**TASK PROMPT**
Take the material below and retype it in full; pictures are left out.

>> begin DATA FOR PROCESSING

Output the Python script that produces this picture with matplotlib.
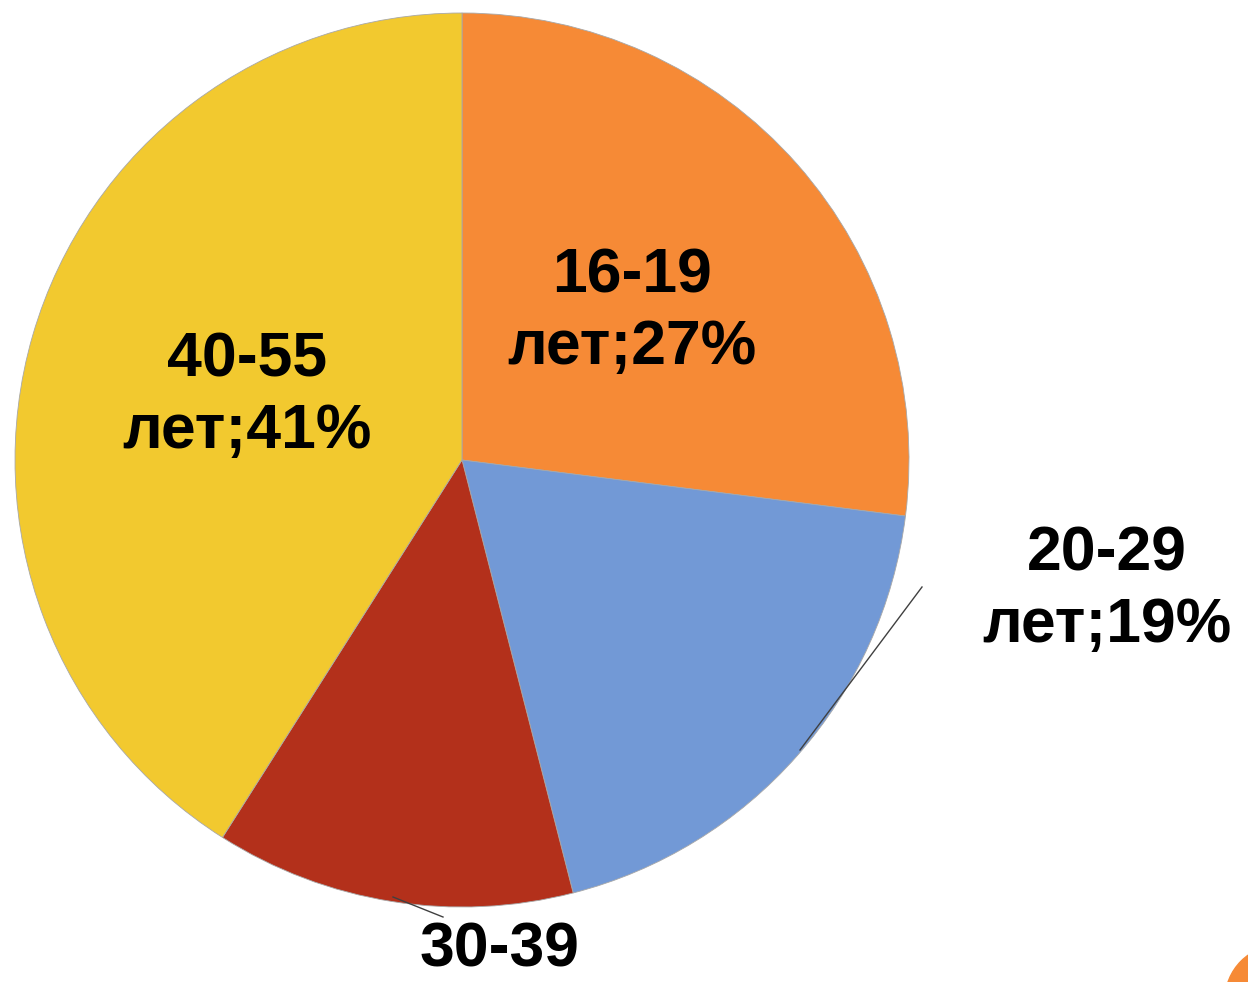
import matplotlib.pyplot as plt
import matplotlib.patches as mpatches
import matplotlib.transforms as mtransforms

# Данные
groups = ["16-19", "20-29", "30-39", "40-55"]
shares = [27, 19, 13, 41]
colors = ["#F68A36", "#7299D6", "#B3301B", "#F2C92F"]

plt.rcParams["font.family"] = ["Liberation Sans", "DejaVu Sans"]

W, H = 1248, 982
fig = plt.figure(figsize=(W / 100, H / 100), dpi=100)

# pie centre (462, 460) px, radius 447 px
cx, cy, r = 462, 460, 447
ax = fig.add_axes([(cx - r) / W, (H - cy - r) / H, 2 * r / W, 2 * r / H])
ax.pie(shares, colors=colors, startangle=90, counterclock=False, radius=1,
       wedgeprops=dict(edgecolor="#a8a8a8", linewidth=0.6))
ax.set_xlim(-1, 1)
ax.set_ylim(-1, 1)
ax.axis("off")


def px(x, y):
    return (x - cx) / r, (cy - y) / r


# Подписи (у 30-39 в кадре видна только первая строка)
label_pos = [(632, 312), (1107, 590), (500, 950), (247, 396)]
for g, s, (x, y) in zip(groups, shares, label_pos):
    lx, ly = px(x, y)
    txt = g if g == "30-39" else f"{g}\nлет;{s}%"
    ax.text(lx, ly, txt, ha="center", va="center",
            fontsize=45, fontweight="bold", linespacing=1.27, clip_on=False)

# Линии-выноски
for (x0, y0), (x1, y1) in [((922, 587), (800, 750)), ((443, 917), (393, 897))]:
    a, b = px(x0, y0)
    c, d = px(x1, y1)
    ax.plot([a, c], [b, d], color="#404040", lw=1, clip_on=False)

# Декоративный круг в углу
fig.add_artist(mpatches.Circle((1280, -18), 55, color="#F68A36",
                               transform=mtransforms.IdentityTransform()))

plt.savefig("out.png", dpi=100)
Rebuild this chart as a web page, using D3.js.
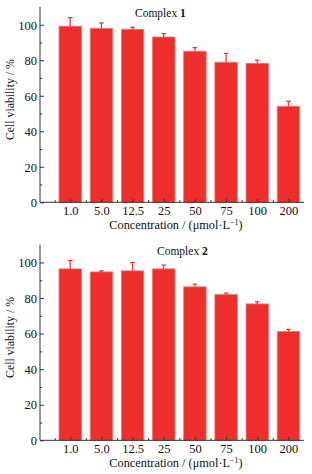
<!DOCTYPE html>
<html><head><meta charset="utf-8">
<script src="https://cdn.jsdelivr.net/npm/d3@7"></script>
<style>body{margin:0;background:#fff}svg{display:block}</style>
</head><body>
<svg id="c" width="312" height="474"></svg>
<script>
const categories = ["1.0","5.0","12.5","25","50","75","100","200"];
const complex1 = [99.2, 98.0, 97.5, 93.1, 85.1, 78.9, 78.3, 54.1];
const complex1Err = [4.8, 3.0, 1.1, 1.9, 2.0, 5.0, 1.7, 2.8];
const complex2 = [96.4, 94.7, 95.3, 96.4, 86.3, 82.0, 76.7, 61.2];
const complex2Err = [4.7, 0.6, 4.7, 2.1, 1.5, 0.8, 1.2, 1.2];
const yTicks = [0, 20, 40, 60, 80, 100];
const yMinor = [10, 30, 50, 70, 90];
const titles = ["Complex ", "Complex "];
const titleNums = ["1", "2"];

const svg = d3.select("#c");
const font = "'Liberation Serif', 'DejaVu Serif', serif";
const fill = "#ee2d2d", edge = "#f47676", axisCol = "#333";

const panels = [
  {vals: complex1, err: complex1Err, top: 7, bottom: 202.3, titleX: 135, titleY: 17},
  {vals: complex2, err: complex2Err, top: 244.7, bottom: 440.3, titleX: 157, titleY: 255}
];

const x = d3.scaleLinear().domain([-0.97, 7.5]).range([40, 304]);
const step = x(1) - x(0);
const bw = step * 0.72;

panels.forEach((p, pi) => {
  const y = d3.scaleLinear().domain([0, 110]).range([p.bottom, p.top]);
  const g = svg.append("g");

  // bars
  g.selectAll("rect.bar").data(p.vals).join("rect")
    .attr("x", (d, i) => x(i) - bw / 2)
    .attr("y", d => y(d))
    .attr("width", bw)
    .attr("height", d => y(0) - y(d))
    .attr("fill", fill).attr("stroke", edge).attr("stroke-width", 0.8);

  // error bars
  const eg = g.selectAll("g.err").data(p.vals).join("g");
  eg.append("line")
    .attr("x1", (d, i) => x(i)).attr("x2", (d, i) => x(i))
    .attr("y1", d => y(d)).attr("y2", (d, i) => y(d + p.err[i]))
    .attr("stroke", fill).attr("stroke-width", 1.2);
  eg.append("line")
    .attr("x1", (d, i) => x(i) - 2.3).attr("x2", (d, i) => x(i) + 2.3)
    .attr("y1", (d, i) => y(d + p.err[i])).attr("y2", (d, i) => y(d + p.err[i]))
    .attr("stroke", fill).attr("stroke-width", 1.2);

  // y axis
  const ya = g.append("g").attr("transform", `translate(${x(-0.97)},0)`)
    .call(d3.axisLeft(y).tickValues(yTicks).tickSize(-4).tickPadding(3).tickSizeOuter(0));
  const yb = g.append("g").attr("transform", `translate(${x(-0.97)},0)`)
    .call(d3.axisLeft(y).tickValues(yMinor).tickSize(-2.2).tickFormat("").tickSizeOuter(0));
  yb.select(".domain").remove();
  // extend domain to top
  ya.select(".domain").attr("d", `M0,${p.top}V${p.bottom}`);

  // x axis
  const xa = g.append("g").attr("transform", `translate(0,${p.bottom})`)
    .call(d3.axisBottom(x).tickValues(d3.range(categories.length))
      .tickFormat(i => categories[i]).tickSize(-3.5).tickPadding(3).tickSizeOuter(0));
  xa.select(".domain").attr("d", `M${x(-0.97)},0H${x(7.5)}`);
  const xb = g.append("g").attr("transform", `translate(0,${p.bottom})`)
    .call(d3.axisBottom(x).tickValues(d3.range(-0.5, 7.5, 1)).tickSize(-2.2).tickFormat("").tickSizeOuter(0));
  xb.select(".domain").remove();

  [ya, yb, xa, xb].forEach(a => {
    a.selectAll("path,line").attr("stroke", axisCol).attr("stroke-width", 1);
    a.selectAll("text").attr("font-family", font).attr("font-size", 12.5).attr("fill", "#111");
  });
  xa.selectAll("text").attr("dy", "0.78em");
  ya.selectAll("text").attr("dy", "0.34em");

  // title
  const t = g.append("text").attr("x", p.titleX).attr("y", p.titleY)
    .attr("font-family", font).attr("font-size", 11.5).attr("fill", "#111");
  t.append("tspan").text(titles[pi]);
  t.append("tspan").attr("font-weight", "bold").text(titleNums[pi]);

  // y label
  const cy = (p.top + p.bottom) / 2 - 5;
  g.append("text").attr("transform", `translate(14,${cy}) rotate(-90)`)
    .attr("text-anchor", "middle").attr("font-family", font).attr("font-size", 11.8).attr("fill", "#111")
    .text("Cell viability / %");

  // x label
  const xl = g.append("text").attr("x", 176).attr("y", p.bottom + 27)
    .attr("text-anchor", "middle").attr("font-family", font).attr("font-size", 12.3).attr("fill", "#111");
  xl.append("tspan").text("Concentration / (μmol·L");
  xl.append("tspan").attr("font-size", 8).attr("dy", -4.5).text("−1");
  xl.append("tspan").attr("dy", 4.5).text(")");
});
</script>
</body></html>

>> end DATA FOR PROCESSING

**CORRECT RESULT**
Output the Python script that produces this picture with matplotlib.
import matplotlib.pyplot as plt
import matplotlib.patches as mpatches
import matplotlib.transforms as mtransforms

# Данные
groups = ["16-19", "20-29", "30-39", "40-55"]
shares = [27, 19, 13, 41]
colors = ["#F68A36", "#7299D6", "#B3301B", "#F2C92F"]

plt.rcParams["font.family"] = ["Liberation Sans", "DejaVu Sans"]

W, H = 1248, 982
fig = plt.figure(figsize=(W / 100, H / 100), dpi=100)

# pie centre (462, 460) px, radius 447 px
cx, cy, r = 462, 460, 447
ax = fig.add_axes([(cx - r) / W, (H - cy - r) / H, 2 * r / W, 2 * r / H])
ax.pie(shares, colors=colors, startangle=90, counterclock=False, radius=1,
       wedgeprops=dict(edgecolor="#a8a8a8", linewidth=0.6))
ax.set_xlim(-1, 1)
ax.set_ylim(-1, 1)
ax.axis("off")


def px(x, y):
    return (x - cx) / r, (cy - y) / r


# Подписи (у 30-39 в кадре видна только первая строка)
label_pos = [(632, 312), (1107, 590), (500, 950), (247, 396)]
for g, s, (x, y) in zip(groups, shares, label_pos):
    lx, ly = px(x, y)
    txt = g if g == "30-39" else f"{g}\nлет;{s}%"
    ax.text(lx, ly, txt, ha="center", va="center",
            fontsize=45, fontweight="bold", linespacing=1.27, clip_on=False)

# Линии-выноски
for (x0, y0), (x1, y1) in [((922, 587), (800, 750)), ((443, 917), (393, 897))]:
    a, b = px(x0, y0)
    c, d = px(x1, y1)
    ax.plot([a, c], [b, d], color="#404040", lw=1, clip_on=False)

# Декоративный круг в углу
fig.add_artist(mpatches.Circle((1280, -18), 55, color="#F68A36",
                               transform=mtransforms.IdentityTransform()))

plt.savefig("out.png", dpi=100)
Rebuild this chart as a web page, using D3.js.
<!DOCTYPE html>
<html><head><meta charset="utf-8">
<script src="https://cdn.jsdelivr.net/npm/d3@7"></script>
<style>body{margin:0;background:#fff}svg{display:block}</style>
</head><body>
<svg id="c" width="312" height="474"></svg>
<script>
const categories = ["1.0","5.0","12.5","25","50","75","100","200"];
const complex1 = [99.2, 98.0, 97.5, 93.1, 85.1, 78.9, 78.3, 54.1];
const complex1Err = [4.8, 3.0, 1.1, 1.9, 2.0, 5.0, 1.7, 2.8];
const complex2 = [96.4, 94.7, 95.3, 96.4, 86.3, 82.0, 76.7, 61.2];
const complex2Err = [4.7, 0.6, 4.7, 2.1, 1.5, 0.8, 1.2, 1.2];
const yTicks = [0, 20, 40, 60, 80, 100];
const yMinor = [10, 30, 50, 70, 90];
const titles = ["Complex ", "Complex "];
const titleNums = ["1", "2"];

const svg = d3.select("#c");
const font = "'Liberation Serif', 'DejaVu Serif', serif";
const fill = "#ee2d2d", edge = "#f47676", axisCol = "#333";

const panels = [
  {vals: complex1, err: complex1Err, top: 7, bottom: 202.3, titleX: 135, titleY: 17},
  {vals: complex2, err: complex2Err, top: 244.7, bottom: 440.3, titleX: 157, titleY: 255}
];

const x = d3.scaleLinear().domain([-0.97, 7.5]).range([40, 304]);
const step = x(1) - x(0);
const bw = step * 0.72;

panels.forEach((p, pi) => {
  const y = d3.scaleLinear().domain([0, 110]).range([p.bottom, p.top]);
  const g = svg.append("g");

  // bars
  g.selectAll("rect.bar").data(p.vals).join("rect")
    .attr("x", (d, i) => x(i) - bw / 2)
    .attr("y", d => y(d))
    .attr("width", bw)
    .attr("height", d => y(0) - y(d))
    .attr("fill", fill).attr("stroke", edge).attr("stroke-width", 0.8);

  // error bars
  const eg = g.selectAll("g.err").data(p.vals).join("g");
  eg.append("line")
    .attr("x1", (d, i) => x(i)).attr("x2", (d, i) => x(i))
    .attr("y1", d => y(d)).attr("y2", (d, i) => y(d + p.err[i]))
    .attr("stroke", fill).attr("stroke-width", 1.2);
  eg.append("line")
    .attr("x1", (d, i) => x(i) - 2.3).attr("x2", (d, i) => x(i) + 2.3)
    .attr("y1", (d, i) => y(d + p.err[i])).attr("y2", (d, i) => y(d + p.err[i]))
    .attr("stroke", fill).attr("stroke-width", 1.2);

  // y axis
  const ya = g.append("g").attr("transform", `translate(${x(-0.97)},0)`)
    .call(d3.axisLeft(y).tickValues(yTicks).tickSize(-4).tickPadding(3).tickSizeOuter(0));
  const yb = g.append("g").attr("transform", `translate(${x(-0.97)},0)`)
    .call(d3.axisLeft(y).tickValues(yMinor).tickSize(-2.2).tickFormat("").tickSizeOuter(0));
  yb.select(".domain").remove();
  // extend domain to top
  ya.select(".domain").attr("d", `M0,${p.top}V${p.bottom}`);

  // x axis
  const xa = g.append("g").attr("transform", `translate(0,${p.bottom})`)
    .call(d3.axisBottom(x).tickValues(d3.range(categories.length))
      .tickFormat(i => categories[i]).tickSize(-3.5).tickPadding(3).tickSizeOuter(0));
  xa.select(".domain").attr("d", `M${x(-0.97)},0H${x(7.5)}`);
  const xb = g.append("g").attr("transform", `translate(0,${p.bottom})`)
    .call(d3.axisBottom(x).tickValues(d3.range(-0.5, 7.5, 1)).tickSize(-2.2).tickFormat("").tickSizeOuter(0));
  xb.select(".domain").remove();

  [ya, yb, xa, xb].forEach(a => {
    a.selectAll("path,line").attr("stroke", axisCol).attr("stroke-width", 1);
    a.selectAll("text").attr("font-family", font).attr("font-size", 12.5).attr("fill", "#111");
  });
  xa.selectAll("text").attr("dy", "0.78em");
  ya.selectAll("text").attr("dy", "0.34em");

  // title
  const t = g.append("text").attr("x", p.titleX).attr("y", p.titleY)
    .attr("font-family", font).attr("font-size", 11.5).attr("fill", "#111");
  t.append("tspan").text(titles[pi]);
  t.append("tspan").attr("font-weight", "bold").text(titleNums[pi]);

  // y label
  const cy = (p.top + p.bottom) / 2 - 5;
  g.append("text").attr("transform", `translate(14,${cy}) rotate(-90)`)
    .attr("text-anchor", "middle").attr("font-family", font).attr("font-size", 11.8).attr("fill", "#111")
    .text("Cell viability / %");

  // x label
  const xl = g.append("text").attr("x", 176).attr("y", p.bottom + 27)
    .attr("text-anchor", "middle").attr("font-family", font).attr("font-size", 12.3).attr("fill", "#111");
  xl.append("tspan").text("Concentration / (μmol·L");
  xl.append("tspan").attr("font-size", 8).attr("dy", -4.5).text("−1");
  xl.append("tspan").attr("dy", 4.5).text(")");
});
</script>
</body></html>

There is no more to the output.